> [Goal]: Copy down every line where the string "this" shows up.

---------- Information supplied

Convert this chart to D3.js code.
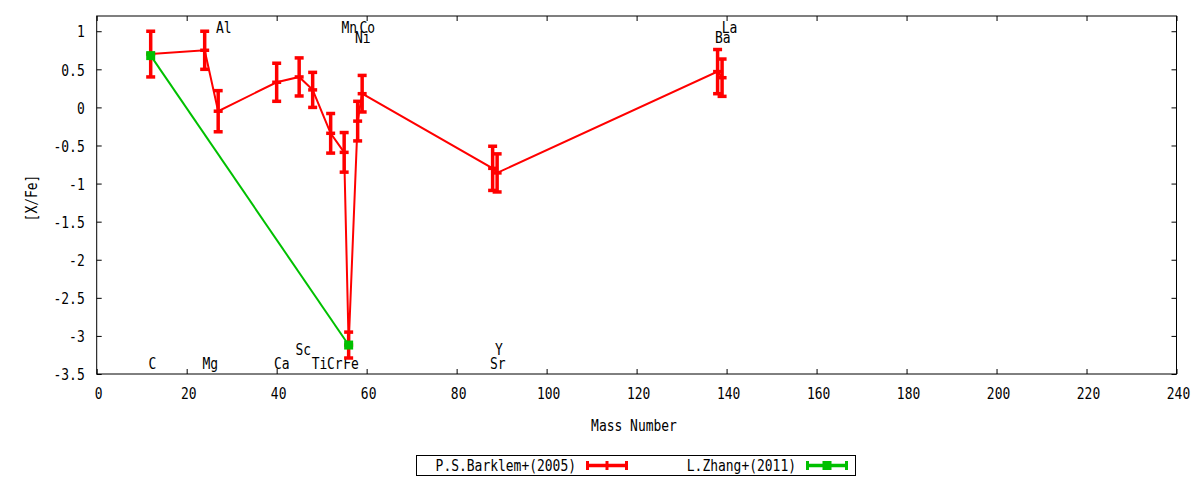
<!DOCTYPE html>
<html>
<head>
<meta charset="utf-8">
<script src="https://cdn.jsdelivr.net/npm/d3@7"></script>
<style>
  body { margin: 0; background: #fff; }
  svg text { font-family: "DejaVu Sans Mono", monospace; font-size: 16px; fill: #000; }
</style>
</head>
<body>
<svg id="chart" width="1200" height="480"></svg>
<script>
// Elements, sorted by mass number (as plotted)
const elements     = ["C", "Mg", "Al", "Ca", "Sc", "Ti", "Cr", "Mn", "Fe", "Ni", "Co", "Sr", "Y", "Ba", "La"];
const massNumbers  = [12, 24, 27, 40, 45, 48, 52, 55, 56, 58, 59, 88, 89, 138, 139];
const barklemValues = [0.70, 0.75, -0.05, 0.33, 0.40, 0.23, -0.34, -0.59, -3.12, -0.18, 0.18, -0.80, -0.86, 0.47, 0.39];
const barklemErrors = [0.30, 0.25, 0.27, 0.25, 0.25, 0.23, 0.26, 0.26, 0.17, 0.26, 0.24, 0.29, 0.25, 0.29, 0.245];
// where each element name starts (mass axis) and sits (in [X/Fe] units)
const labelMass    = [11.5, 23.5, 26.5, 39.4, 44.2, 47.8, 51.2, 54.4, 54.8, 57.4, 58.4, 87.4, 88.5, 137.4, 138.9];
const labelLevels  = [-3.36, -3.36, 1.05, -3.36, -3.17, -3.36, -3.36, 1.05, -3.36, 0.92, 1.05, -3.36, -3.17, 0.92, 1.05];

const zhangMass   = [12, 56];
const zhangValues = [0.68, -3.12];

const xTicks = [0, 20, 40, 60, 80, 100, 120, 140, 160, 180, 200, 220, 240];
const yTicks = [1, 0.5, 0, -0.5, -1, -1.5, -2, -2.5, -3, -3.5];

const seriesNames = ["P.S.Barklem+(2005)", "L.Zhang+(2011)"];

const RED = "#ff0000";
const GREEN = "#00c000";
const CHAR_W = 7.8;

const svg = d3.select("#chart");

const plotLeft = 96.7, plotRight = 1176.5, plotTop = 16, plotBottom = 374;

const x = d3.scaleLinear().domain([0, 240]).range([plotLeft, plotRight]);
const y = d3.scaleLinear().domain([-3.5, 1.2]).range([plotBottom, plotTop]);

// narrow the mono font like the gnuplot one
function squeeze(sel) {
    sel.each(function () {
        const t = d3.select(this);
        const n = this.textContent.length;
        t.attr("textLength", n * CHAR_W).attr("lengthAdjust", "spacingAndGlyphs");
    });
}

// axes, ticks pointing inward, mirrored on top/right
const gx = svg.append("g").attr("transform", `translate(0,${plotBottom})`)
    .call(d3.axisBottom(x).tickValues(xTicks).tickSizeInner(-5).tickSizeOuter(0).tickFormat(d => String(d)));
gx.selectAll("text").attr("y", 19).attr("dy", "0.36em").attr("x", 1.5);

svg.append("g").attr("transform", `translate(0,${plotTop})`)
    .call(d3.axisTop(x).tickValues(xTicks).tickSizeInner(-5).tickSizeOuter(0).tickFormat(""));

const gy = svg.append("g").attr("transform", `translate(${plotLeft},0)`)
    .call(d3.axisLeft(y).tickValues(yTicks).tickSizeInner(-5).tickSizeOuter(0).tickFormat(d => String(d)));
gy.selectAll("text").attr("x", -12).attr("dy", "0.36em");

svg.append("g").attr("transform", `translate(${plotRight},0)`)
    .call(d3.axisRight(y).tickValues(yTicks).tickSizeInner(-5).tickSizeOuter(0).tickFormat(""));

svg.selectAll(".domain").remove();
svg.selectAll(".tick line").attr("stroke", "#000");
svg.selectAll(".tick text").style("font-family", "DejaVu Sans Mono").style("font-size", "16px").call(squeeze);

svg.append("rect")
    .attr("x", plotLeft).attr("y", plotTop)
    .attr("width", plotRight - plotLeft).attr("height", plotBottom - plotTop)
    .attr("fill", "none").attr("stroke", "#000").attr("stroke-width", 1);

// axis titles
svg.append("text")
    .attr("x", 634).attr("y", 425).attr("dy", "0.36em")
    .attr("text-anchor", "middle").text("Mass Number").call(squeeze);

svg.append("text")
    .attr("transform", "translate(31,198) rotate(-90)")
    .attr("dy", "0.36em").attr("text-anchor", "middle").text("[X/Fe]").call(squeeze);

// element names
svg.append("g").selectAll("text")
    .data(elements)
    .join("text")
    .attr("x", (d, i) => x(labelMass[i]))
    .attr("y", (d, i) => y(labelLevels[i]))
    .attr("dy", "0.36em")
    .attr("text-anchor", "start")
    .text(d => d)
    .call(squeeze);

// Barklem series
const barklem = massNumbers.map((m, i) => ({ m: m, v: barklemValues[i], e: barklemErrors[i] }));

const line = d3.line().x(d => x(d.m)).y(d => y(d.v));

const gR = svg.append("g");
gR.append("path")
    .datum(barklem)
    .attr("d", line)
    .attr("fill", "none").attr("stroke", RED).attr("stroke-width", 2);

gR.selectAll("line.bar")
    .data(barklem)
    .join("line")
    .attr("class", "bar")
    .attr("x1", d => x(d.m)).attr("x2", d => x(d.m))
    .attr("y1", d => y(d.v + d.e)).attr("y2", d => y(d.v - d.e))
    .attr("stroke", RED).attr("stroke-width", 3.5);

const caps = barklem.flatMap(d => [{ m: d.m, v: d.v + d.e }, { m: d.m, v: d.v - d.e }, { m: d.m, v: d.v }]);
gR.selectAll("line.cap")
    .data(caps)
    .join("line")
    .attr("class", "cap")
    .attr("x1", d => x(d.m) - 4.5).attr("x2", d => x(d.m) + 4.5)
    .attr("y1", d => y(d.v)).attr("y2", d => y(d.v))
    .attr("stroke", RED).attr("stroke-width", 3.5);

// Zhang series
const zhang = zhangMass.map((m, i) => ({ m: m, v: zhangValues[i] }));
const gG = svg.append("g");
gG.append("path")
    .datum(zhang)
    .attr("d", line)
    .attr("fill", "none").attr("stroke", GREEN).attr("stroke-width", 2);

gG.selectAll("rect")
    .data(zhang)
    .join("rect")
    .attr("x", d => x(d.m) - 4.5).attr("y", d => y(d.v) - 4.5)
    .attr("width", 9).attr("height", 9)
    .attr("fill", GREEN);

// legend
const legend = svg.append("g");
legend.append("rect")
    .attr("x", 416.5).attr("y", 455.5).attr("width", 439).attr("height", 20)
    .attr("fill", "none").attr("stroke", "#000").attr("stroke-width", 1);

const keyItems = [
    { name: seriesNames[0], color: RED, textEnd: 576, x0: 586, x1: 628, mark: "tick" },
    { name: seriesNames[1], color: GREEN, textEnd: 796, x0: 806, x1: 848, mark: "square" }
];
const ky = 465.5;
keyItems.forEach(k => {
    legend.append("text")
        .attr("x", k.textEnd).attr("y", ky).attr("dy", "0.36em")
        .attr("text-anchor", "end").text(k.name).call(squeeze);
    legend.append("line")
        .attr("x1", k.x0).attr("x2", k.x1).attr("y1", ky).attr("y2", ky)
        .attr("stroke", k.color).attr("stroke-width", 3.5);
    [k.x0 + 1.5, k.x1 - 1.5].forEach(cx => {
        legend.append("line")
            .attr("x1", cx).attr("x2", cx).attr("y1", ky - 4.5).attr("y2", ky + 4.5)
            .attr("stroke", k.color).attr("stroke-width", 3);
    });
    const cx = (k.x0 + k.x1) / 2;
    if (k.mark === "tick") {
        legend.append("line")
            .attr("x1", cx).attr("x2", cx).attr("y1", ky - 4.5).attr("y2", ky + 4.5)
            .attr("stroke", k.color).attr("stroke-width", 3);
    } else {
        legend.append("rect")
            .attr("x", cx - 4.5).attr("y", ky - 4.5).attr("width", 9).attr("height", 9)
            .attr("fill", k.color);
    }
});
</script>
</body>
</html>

--------------------

> [Task result]:
Convert this chart to D3.js code.
        const t = d3.select(this);
        const n = this.textContent.length;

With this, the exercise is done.